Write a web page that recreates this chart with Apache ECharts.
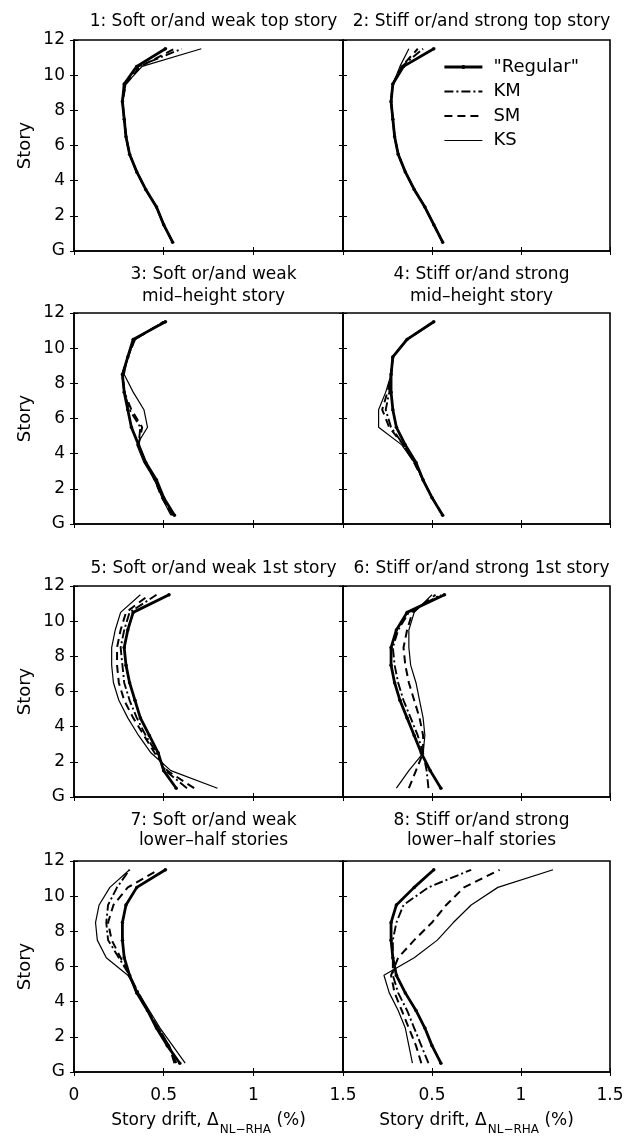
<!DOCTYPE html>
<html><head><meta charset="utf-8">
<script src="https://cdn.jsdelivr.net/npm/echarts@6/dist/echarts.min.js"></script>
<style>html,body{margin:0;padding:0;background:#fff}#c{width:639px;height:1136px}</style>
</head><body><div id="c"></div>
<script>
// ---------- data ----------
const stories = [0.5,1.5,2.5,3.5,4.5,5.5,6.5,7.5,8.5,9.5,10.5,11.5];
const seriesNames = ['"Regular"','KM','SM','KS'];
const panelTitles = [
  '1: Soft or/and weak top story',
  '2: Stiff or/and strong top story',
  '3: Soft or/and weak\nmid\u2013height story',
  '4: Stiff or/and strong\nmid\u2013height story',
  '5: Soft or/and weak 1st story',
  '6: Stiff or/and strong 1st story',
  '7: Soft or/and weak\nlower\u2013half stories',
  '8: Stiff or/and strong\nlower\u2013half stories'
];
const xTickLabels = ['0','0.5','1','1.5'];
const yTickLabels = ['G','2','4','6','8','10','12'];

// drift values (%) listed from story 0.5 (bottom) to 11.5 (top)
const regular1 = [0.55,0.50,0.46,0.40,0.35,0.31,0.29,0.28,0.27,0.28,0.35,0.51];
const km1      = [0.55,0.50,0.46,0.40,0.35,0.31,0.29,0.28,0.27,0.28,0.36,0.60];
const sm1      = [0.55,0.50,0.46,0.40,0.35,0.31,0.29,0.28,0.27,0.29,0.37,0.56];
const ks1      = [0.55,0.50,0.46,0.40,0.35,0.31,0.29,0.28,0.27,0.29,0.38,0.71];

const regular2 = [0.56,0.51,0.46,0.40,0.35,0.31,0.29,0.28,0.27,0.28,0.34,0.51];
const km2      = [0.56,0.51,0.46,0.40,0.35,0.31,0.29,0.28,0.27,0.28,0.33,0.45];
const sm2      = [0.56,0.51,0.46,0.40,0.35,0.31,0.29,0.28,0.27,0.28,0.33,0.42];
const ks2      = [0.56,0.51,0.46,0.40,0.35,0.31,0.29,0.28,0.27,0.28,0.32,0.37];

const regular3 = [0.56,0.50,0.46,0.40,0.36,0.32,0.30,0.28,0.27,0.30,0.33,0.51];
const km3      = [0.55,0.50,0.45,0.40,0.36,0.37,0.31,0.28,0.27,0.30,0.34,0.50];
const sm3      = [0.55,0.49,0.45,0.40,0.36,0.38,0.32,0.28,0.27,0.30,0.34,0.50];
const ks3      = [0.54,0.49,0.45,0.39,0.35,0.41,0.39,0.33,0.28,0.30,0.34,0.50];

const regular4 = [0.56,0.50,0.45,0.41,0.35,0.30,0.28,0.27,0.27,0.28,0.36,0.51];
const km4      = [0.56,0.50,0.45,0.40,0.34,0.27,0.24,0.26,0.27,0.28,0.36,0.51];
const sm4      = [0.56,0.50,0.45,0.40,0.34,0.26,0.22,0.25,0.27,0.28,0.36,0.51];
const ks4      = [0.56,0.50,0.45,0.40,0.33,0.20,0.20,0.24,0.27,0.28,0.36,0.51];

const regular5 = [0.57,0.50,0.47,0.42,0.37,0.34,0.31,0.29,0.28,0.30,0.33,0.53];
const km5      = [0.63,0.51,0.46,0.40,0.35,0.31,0.28,0.27,0.26,0.28,0.31,0.46];
const sm5      = [0.67,0.52,0.45,0.39,0.33,0.28,0.25,0.24,0.24,0.26,0.29,0.42];
const ks5      = [0.80,0.54,0.43,0.36,0.30,0.25,0.22,0.21,0.21,0.23,0.26,0.37];

const regular6 = [0.55,0.49,0.44,0.40,0.36,0.32,0.29,0.27,0.27,0.30,0.36,0.57];
const km6      = [0.48,0.47,0.45,0.42,0.38,0.34,0.31,0.29,0.28,0.31,0.37,0.55];
const sm6      = [0.37,0.41,0.45,0.45,0.43,0.40,0.37,0.35,0.34,0.36,0.39,0.52];
const ks6      = [0.30,0.37,0.45,0.46,0.45,0.43,0.41,0.38,0.37,0.37,0.40,0.50];

const regular7 = [0.59,0.52,0.46,0.41,0.35,0.31,0.28,0.27,0.27,0.29,0.35,0.51];
const km7      = [0.56,0.53,0.47,0.41,0.36,0.31,0.25,0.19,0.18,0.19,0.24,0.31];
const sm7      = [0.57,0.53,0.47,0.41,0.35,0.31,0.26,0.21,0.19,0.22,0.30,0.47];
const ks7      = [0.62,0.55,0.48,0.42,0.36,0.30,0.18,0.13,0.12,0.14,0.20,0.31];

const regular8 = [0.55,0.50,0.46,0.41,0.35,0.30,0.28,0.27,0.27,0.30,0.40,0.51];
const km8      = [0.48,0.44,0.40,0.36,0.31,0.28,0.28,0.28,0.30,0.34,0.48,0.72];
const sm8      = [0.44,0.41,0.37,0.33,0.29,0.27,0.31,0.40,0.50,0.58,0.68,0.88];
const ks8      = [0.39,0.37,0.35,0.31,0.26,0.23,0.40,0.53,0.62,0.72,0.87,1.18];

const panelData = [
  [regular1,km1,sm1,ks1],[regular2,km2,sm2,ks2],
  [regular3,km3,sm3,ks3],[regular4,km4,sm4,ks4],
  [regular5,km5,sm5,ks5],[regular6,km6,sm6,ks6],
  [regular7,km7,sm7,ks7],[regular8,km8,sm8,ks8]
];

// ---------- layout & style ----------
const F = 'DejaVu Sans';
const colLeft = [74, 343];
const colWidth = [269, 267];
const rowTop = [40, 313, 586, 861];
const rowH = 211;
const titleTop = [6, 259, 553, 806];
const titleLH = [22, 22, 22, 20];

const lineStyles = [
  {width: 2.8, type: 'solid'},
  {width: 1.9, type: [9, 3, 2, 3]},
  {width: 2.0, type: [8, 5]},
  {width: 1.2, type: 'solid'}
];

const grids = [], xAxes = [], yAxes = [], series = [], titles = [];
const tick = {show: true, inside: true, length: 4, lineStyle: {color: '#000', width: 1}};

for (let i = 0; i < 8; i++) {
  const r = Math.floor(i / 2), c = i % 2;
  grids.push({left: colLeft[c], top: rowTop[r], width: colWidth[c], height: rowH,
    show: true, borderColor: '#000', borderWidth: 1.6, backgroundColor: 'transparent',
    outerBoundsMode: 'none'});
  titles.push({text: panelTitles[i], left: colLeft[c] + colWidth[c] / 2, top: titleTop[r],
    textAlign: 'center',
    textStyle: {fontFamily: F, fontSize: 17, fontWeight: 'normal', color: '#000', lineHeight: titleLH[r]}});
  xAxes.push({gridIndex: i, type: 'value', min: 0, max: 1.5, interval: 0.5, position: 'bottom',
    axisLine: {show: true, onZero: false, lineStyle: {color: '#000', width: 1.6}},
    axisTick: tick, splitLine: {show: false},
    axisLabel: {show: r === 3, showMinLabel: c === 0, showMaxLabel: true, margin: 15, color: '#000',
      fontSize: 17, fontFamily: F, formatter: v => xTickLabels[Math.round(v / 0.5)]},
    name: r === 3 ? '{a|Story drift, \u0394}{b|NL\u2212RHA}{a| (%)}' : '',
    nameLocation: 'middle', nameGap: 40,
    nameTextStyle: {color: '#000', rich: {
      a: {fontFamily: F, fontSize: 17, color: '#000', lineHeight: 20, verticalAlign: 'top'},
      b: {fontFamily: F, fontSize: 12, color: '#000', lineHeight: 12, padding: [12, 0, 0, 1], verticalAlign: 'top'}
    }}
  });
  xAxes.push({gridIndex: i, type: 'value', min: 0, max: 1.5, interval: 0.5, position: 'top',
    axisLine: {show: false}, axisTick: tick, axisLabel: {show: false}, splitLine: {show: false}});
  yAxes.push({gridIndex: i, type: 'value', min: 0, max: 12, interval: 2, position: 'left',
    axisLine: {show: true, onZero: false, lineStyle: {color: '#000', width: 1.6}},
    axisTick: tick, splitLine: {show: false},
    axisLabel: {show: c === 0, margin: 9, color: '#000', fontSize: 17, fontFamily: F,
      formatter: v => yTickLabels[Math.round(v / 2)]},
    name: c === 0 ? 'Story' : '', nameLocation: 'middle', nameGap: 40,
    nameTextStyle: {fontFamily: F, fontSize: 18, color: '#000'}
  });
  yAxes.push({gridIndex: i, type: 'value', min: 0, max: 12, interval: 2, position: 'right',
    axisLine: {show: false}, axisTick: tick, axisLabel: {show: false}, splitLine: {show: false}});

  for (let s = 3; s >= 0; s--) {
    const vals = panelData[i][s];
    series.push({
      type: 'line', name: seriesNames[s], xAxisIndex: 2 * i, yAxisIndex: 2 * i,
      data: vals.map((v, k) => [v, stories[k]]),
      symbol: s === 0 ? 'circle' : 'none', symbolSize: 3.5, showSymbol: s === 0,
      itemStyle: {color: '#000'},
      lineStyle: Object.assign({color: '#000'}, lineStyles[s]),
      z: 10 - s, silent: true, animation: false
    });
  }
}

const legendData = seriesNames.map((n, k) => ({
  name: n,
  itemStyle: k === 0 ? {color: '#000'} : {opacity: 0},
  lineStyle: {color: '#000', width: lineStyles[k].width, type: lineStyles[k].type}
}));

const chart = echarts.init(document.getElementById('c'), null, {renderer: 'canvas'});
chart.setOption({
  backgroundColor: '#fff',
  animation: false,
  title: titles,
  legend: {
    data: legendData, orient: 'vertical', left: 438, top: 52,
    itemWidth: 38, itemHeight: 5, itemGap: 4.5,
    textStyle: {fontFamily: F, fontSize: 18, color: '#000', lineHeight: 20, padding: [0, 0, 0, 6]},
    selectedMode: false
  },
  grid: grids, xAxis: xAxes, yAxis: yAxes, series: series
});
</script></body></html>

━━━━━━

#### Goal:
Repeat the listing above up to and including the line with "const yTickLabels = ['G','2','4','6','8','10','12'];", starting from its first line. Drop any pictures.

#### Answer in full:
Write a web page that recreates this chart with Apache ECharts.
<!DOCTYPE html>
<html><head><meta charset="utf-8">
<script src="https://cdn.jsdelivr.net/npm/echarts@6/dist/echarts.min.js"></script>
<style>html,body{margin:0;padding:0;background:#fff}#c{width:639px;height:1136px}</style>
</head><body><div id="c"></div>
<script>
// ---------- data ----------
const stories = [0.5,1.5,2.5,3.5,4.5,5.5,6.5,7.5,8.5,9.5,10.5,11.5];
const seriesNames = ['"Regular"','KM','SM','KS'];
const panelTitles = [
  '1: Soft or/and weak top story',
  '2: Stiff or/and strong top story',
  '3: Soft or/and weak\nmid\u2013height story',
  '4: Stiff or/and strong\nmid\u2013height story',
  '5: Soft or/and weak 1st story',
  '6: Stiff or/and strong 1st story',
  '7: Soft or/and weak\nlower\u2013half stories',
  '8: Stiff or/and strong\nlower\u2013half stories'
];
const xTickLabels = ['0','0.5','1','1.5'];
const yTickLabels = ['G','2','4','6','8','10','12'];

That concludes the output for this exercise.